Reply with one number: the count of lines in the listing that contain the string "this".

====== STORED DATA

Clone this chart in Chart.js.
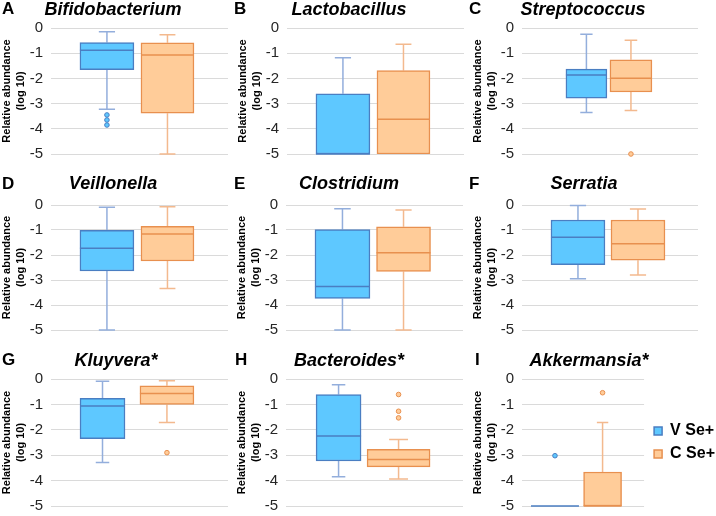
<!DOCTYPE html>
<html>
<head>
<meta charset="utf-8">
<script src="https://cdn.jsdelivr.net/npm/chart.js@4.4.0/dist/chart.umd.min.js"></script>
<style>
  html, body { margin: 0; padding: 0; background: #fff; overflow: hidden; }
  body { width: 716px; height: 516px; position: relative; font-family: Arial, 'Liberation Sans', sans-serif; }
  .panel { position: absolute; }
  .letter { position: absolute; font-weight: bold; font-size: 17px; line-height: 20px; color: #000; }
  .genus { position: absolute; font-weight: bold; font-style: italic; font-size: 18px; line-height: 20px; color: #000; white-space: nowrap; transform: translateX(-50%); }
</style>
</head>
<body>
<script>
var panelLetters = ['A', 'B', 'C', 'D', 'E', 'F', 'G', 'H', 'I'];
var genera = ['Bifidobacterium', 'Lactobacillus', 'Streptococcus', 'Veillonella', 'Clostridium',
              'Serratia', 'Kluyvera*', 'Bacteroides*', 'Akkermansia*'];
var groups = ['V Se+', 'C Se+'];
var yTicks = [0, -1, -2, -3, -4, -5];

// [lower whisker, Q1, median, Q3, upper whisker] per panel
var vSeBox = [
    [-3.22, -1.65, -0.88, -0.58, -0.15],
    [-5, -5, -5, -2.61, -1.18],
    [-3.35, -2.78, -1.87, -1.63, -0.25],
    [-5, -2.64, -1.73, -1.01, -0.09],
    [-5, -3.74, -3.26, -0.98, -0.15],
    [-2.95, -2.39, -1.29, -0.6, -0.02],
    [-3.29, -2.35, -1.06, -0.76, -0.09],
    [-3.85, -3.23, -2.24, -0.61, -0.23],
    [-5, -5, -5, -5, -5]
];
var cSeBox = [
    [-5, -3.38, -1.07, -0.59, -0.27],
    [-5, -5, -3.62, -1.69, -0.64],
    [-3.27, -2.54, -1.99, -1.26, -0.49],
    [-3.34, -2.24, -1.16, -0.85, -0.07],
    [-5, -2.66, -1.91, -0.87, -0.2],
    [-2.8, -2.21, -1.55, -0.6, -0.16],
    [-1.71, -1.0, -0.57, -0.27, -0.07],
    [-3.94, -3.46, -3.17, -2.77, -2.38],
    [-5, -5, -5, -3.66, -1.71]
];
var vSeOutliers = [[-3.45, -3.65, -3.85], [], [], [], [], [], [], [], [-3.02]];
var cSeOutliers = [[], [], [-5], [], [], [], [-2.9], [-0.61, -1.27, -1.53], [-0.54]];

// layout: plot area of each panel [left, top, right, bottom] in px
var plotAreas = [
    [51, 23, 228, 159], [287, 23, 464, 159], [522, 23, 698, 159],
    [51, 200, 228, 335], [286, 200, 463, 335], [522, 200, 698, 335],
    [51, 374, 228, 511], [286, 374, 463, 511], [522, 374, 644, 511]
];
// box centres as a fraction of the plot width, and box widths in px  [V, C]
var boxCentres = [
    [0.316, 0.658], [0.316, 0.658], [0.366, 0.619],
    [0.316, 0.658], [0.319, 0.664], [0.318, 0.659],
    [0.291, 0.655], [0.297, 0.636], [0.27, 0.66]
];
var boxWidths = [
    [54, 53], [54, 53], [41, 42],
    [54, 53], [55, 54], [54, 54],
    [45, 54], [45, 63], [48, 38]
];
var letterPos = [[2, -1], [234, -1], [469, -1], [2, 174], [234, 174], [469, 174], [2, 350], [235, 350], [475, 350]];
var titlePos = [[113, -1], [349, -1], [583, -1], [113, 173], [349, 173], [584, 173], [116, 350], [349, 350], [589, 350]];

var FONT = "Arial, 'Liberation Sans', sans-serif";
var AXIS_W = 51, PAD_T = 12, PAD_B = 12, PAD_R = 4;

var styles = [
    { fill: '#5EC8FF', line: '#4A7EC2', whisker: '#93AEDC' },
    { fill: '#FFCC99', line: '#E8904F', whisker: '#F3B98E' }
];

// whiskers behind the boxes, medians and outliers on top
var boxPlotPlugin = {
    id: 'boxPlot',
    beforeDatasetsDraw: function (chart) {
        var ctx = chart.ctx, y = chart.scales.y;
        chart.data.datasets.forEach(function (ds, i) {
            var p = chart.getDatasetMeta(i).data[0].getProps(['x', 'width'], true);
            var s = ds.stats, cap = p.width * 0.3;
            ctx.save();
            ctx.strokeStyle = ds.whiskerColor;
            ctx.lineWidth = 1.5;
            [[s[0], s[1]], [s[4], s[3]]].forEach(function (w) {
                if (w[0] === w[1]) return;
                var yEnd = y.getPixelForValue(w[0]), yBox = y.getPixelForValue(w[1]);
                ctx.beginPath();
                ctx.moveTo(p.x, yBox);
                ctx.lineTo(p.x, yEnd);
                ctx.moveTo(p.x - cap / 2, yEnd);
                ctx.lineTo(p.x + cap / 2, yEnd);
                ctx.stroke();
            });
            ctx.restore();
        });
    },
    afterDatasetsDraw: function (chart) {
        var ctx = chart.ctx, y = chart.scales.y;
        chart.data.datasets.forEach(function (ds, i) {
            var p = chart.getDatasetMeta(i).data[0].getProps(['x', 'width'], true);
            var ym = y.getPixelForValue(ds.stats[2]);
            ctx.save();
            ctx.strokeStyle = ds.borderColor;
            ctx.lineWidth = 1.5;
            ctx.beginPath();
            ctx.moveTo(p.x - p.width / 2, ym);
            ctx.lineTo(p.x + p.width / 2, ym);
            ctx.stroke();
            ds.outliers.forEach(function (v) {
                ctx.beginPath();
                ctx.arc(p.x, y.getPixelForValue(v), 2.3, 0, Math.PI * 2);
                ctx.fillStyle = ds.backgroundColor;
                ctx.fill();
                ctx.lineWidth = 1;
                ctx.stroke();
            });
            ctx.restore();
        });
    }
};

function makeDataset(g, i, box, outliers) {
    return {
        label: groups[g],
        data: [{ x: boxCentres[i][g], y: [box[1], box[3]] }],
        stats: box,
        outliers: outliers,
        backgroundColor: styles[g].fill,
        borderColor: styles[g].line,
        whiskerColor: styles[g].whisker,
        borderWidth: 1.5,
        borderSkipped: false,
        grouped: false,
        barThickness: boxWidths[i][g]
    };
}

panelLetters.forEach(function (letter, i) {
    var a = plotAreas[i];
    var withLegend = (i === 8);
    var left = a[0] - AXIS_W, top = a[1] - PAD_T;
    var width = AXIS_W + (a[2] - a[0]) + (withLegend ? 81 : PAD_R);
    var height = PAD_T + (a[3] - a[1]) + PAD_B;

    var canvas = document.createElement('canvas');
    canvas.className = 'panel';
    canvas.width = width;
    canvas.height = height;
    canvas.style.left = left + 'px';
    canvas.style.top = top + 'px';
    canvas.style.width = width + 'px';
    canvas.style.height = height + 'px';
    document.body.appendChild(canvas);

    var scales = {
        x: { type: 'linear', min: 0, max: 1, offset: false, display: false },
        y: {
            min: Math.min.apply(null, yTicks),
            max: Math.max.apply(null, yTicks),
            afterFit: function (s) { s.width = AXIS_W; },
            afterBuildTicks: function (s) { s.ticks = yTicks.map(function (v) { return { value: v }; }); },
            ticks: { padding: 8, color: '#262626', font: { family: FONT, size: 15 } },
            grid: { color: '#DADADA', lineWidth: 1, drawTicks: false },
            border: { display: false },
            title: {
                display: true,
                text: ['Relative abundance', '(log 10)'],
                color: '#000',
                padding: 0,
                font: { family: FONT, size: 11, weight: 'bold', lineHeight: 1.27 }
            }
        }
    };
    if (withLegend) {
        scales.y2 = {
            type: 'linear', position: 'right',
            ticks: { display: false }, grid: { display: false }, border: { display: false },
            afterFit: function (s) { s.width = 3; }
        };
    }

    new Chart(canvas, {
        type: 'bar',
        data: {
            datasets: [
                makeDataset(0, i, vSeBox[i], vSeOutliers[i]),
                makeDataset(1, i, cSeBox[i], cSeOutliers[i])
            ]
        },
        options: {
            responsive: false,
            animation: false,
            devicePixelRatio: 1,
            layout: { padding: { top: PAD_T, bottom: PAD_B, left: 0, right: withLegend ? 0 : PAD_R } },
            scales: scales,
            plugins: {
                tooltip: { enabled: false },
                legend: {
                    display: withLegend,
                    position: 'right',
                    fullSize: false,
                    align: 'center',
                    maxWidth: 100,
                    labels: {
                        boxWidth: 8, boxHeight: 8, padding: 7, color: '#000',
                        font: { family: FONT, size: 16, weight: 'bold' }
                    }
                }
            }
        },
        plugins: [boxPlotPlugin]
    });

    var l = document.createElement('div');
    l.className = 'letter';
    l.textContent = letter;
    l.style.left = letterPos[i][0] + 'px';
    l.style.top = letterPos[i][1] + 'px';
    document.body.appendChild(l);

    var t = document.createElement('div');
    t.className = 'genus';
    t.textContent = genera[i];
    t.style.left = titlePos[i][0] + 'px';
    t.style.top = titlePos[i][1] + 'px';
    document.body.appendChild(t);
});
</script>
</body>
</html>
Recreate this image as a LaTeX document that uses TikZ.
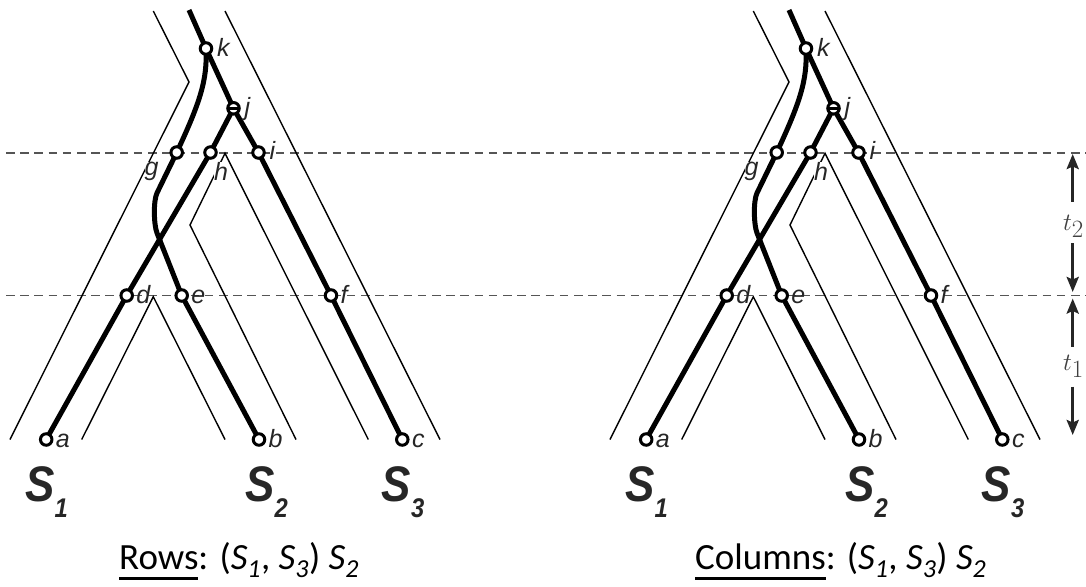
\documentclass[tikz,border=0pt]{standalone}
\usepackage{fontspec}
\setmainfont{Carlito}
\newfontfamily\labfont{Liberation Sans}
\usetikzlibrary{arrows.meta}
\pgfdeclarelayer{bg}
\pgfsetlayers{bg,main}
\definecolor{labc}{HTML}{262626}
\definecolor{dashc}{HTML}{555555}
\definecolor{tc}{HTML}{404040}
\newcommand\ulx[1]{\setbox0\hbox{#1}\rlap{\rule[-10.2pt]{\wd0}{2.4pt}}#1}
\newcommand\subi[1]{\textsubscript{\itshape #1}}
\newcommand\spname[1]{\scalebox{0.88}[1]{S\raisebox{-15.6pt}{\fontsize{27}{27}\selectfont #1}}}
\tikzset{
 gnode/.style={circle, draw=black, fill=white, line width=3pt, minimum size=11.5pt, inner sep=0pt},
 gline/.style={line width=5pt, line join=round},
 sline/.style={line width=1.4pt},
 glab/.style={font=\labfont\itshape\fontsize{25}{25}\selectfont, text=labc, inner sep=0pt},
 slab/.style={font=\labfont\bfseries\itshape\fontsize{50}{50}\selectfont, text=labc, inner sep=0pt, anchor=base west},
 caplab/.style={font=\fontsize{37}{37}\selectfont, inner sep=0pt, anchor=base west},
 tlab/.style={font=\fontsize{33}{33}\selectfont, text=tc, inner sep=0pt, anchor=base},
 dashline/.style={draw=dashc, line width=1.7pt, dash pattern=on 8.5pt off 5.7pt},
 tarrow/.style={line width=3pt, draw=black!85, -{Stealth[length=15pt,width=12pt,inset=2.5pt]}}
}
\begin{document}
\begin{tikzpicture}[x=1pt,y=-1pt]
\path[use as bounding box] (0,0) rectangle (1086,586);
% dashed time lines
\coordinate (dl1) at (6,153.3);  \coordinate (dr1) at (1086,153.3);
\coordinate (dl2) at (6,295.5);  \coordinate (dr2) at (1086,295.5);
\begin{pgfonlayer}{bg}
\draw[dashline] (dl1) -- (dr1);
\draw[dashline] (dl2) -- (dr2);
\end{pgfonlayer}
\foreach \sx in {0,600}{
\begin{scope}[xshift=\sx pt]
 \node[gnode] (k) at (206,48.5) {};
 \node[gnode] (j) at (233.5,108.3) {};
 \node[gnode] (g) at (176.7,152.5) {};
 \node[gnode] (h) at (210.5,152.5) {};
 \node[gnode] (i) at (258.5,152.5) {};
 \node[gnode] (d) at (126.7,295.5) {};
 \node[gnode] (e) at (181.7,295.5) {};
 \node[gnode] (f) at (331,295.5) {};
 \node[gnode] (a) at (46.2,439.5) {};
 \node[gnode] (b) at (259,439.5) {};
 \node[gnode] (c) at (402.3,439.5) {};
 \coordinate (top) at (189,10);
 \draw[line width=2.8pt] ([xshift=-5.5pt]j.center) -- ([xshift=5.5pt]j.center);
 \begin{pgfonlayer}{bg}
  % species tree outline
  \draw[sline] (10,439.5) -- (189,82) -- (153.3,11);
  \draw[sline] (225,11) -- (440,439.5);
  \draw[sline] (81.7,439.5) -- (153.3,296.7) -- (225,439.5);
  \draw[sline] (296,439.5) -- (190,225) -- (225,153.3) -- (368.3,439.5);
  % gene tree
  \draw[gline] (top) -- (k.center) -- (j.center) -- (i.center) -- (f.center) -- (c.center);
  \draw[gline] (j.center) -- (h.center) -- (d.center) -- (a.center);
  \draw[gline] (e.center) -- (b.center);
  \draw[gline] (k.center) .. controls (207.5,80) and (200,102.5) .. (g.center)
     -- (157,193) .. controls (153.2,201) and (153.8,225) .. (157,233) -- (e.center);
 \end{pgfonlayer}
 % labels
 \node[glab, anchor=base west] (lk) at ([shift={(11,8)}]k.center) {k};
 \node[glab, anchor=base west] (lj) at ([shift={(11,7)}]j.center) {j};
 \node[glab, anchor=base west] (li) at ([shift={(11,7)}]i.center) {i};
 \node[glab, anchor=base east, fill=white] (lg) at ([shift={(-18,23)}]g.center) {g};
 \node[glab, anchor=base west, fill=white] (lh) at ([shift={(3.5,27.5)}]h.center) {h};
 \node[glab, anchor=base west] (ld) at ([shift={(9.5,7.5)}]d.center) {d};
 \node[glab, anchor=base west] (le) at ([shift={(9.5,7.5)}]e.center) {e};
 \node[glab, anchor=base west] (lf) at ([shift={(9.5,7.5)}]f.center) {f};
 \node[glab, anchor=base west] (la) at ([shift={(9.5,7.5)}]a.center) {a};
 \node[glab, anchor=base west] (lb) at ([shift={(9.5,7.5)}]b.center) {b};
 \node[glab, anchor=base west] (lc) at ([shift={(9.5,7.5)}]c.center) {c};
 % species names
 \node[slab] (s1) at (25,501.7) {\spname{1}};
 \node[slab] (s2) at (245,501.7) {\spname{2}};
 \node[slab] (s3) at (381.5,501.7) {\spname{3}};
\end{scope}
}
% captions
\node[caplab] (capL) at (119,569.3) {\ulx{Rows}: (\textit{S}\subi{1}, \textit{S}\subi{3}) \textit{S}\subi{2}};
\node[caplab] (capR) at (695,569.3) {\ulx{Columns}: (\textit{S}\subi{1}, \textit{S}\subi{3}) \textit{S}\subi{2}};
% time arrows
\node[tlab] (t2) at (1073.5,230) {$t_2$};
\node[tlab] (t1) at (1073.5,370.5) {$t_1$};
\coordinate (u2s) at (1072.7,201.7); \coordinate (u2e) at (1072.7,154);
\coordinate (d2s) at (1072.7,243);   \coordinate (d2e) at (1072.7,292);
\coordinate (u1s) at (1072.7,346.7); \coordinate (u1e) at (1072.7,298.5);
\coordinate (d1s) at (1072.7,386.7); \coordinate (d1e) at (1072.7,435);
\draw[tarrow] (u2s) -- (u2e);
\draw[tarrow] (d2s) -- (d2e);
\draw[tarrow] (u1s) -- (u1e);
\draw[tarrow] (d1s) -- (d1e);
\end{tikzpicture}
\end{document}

============

### CORRECT RESPONSE
2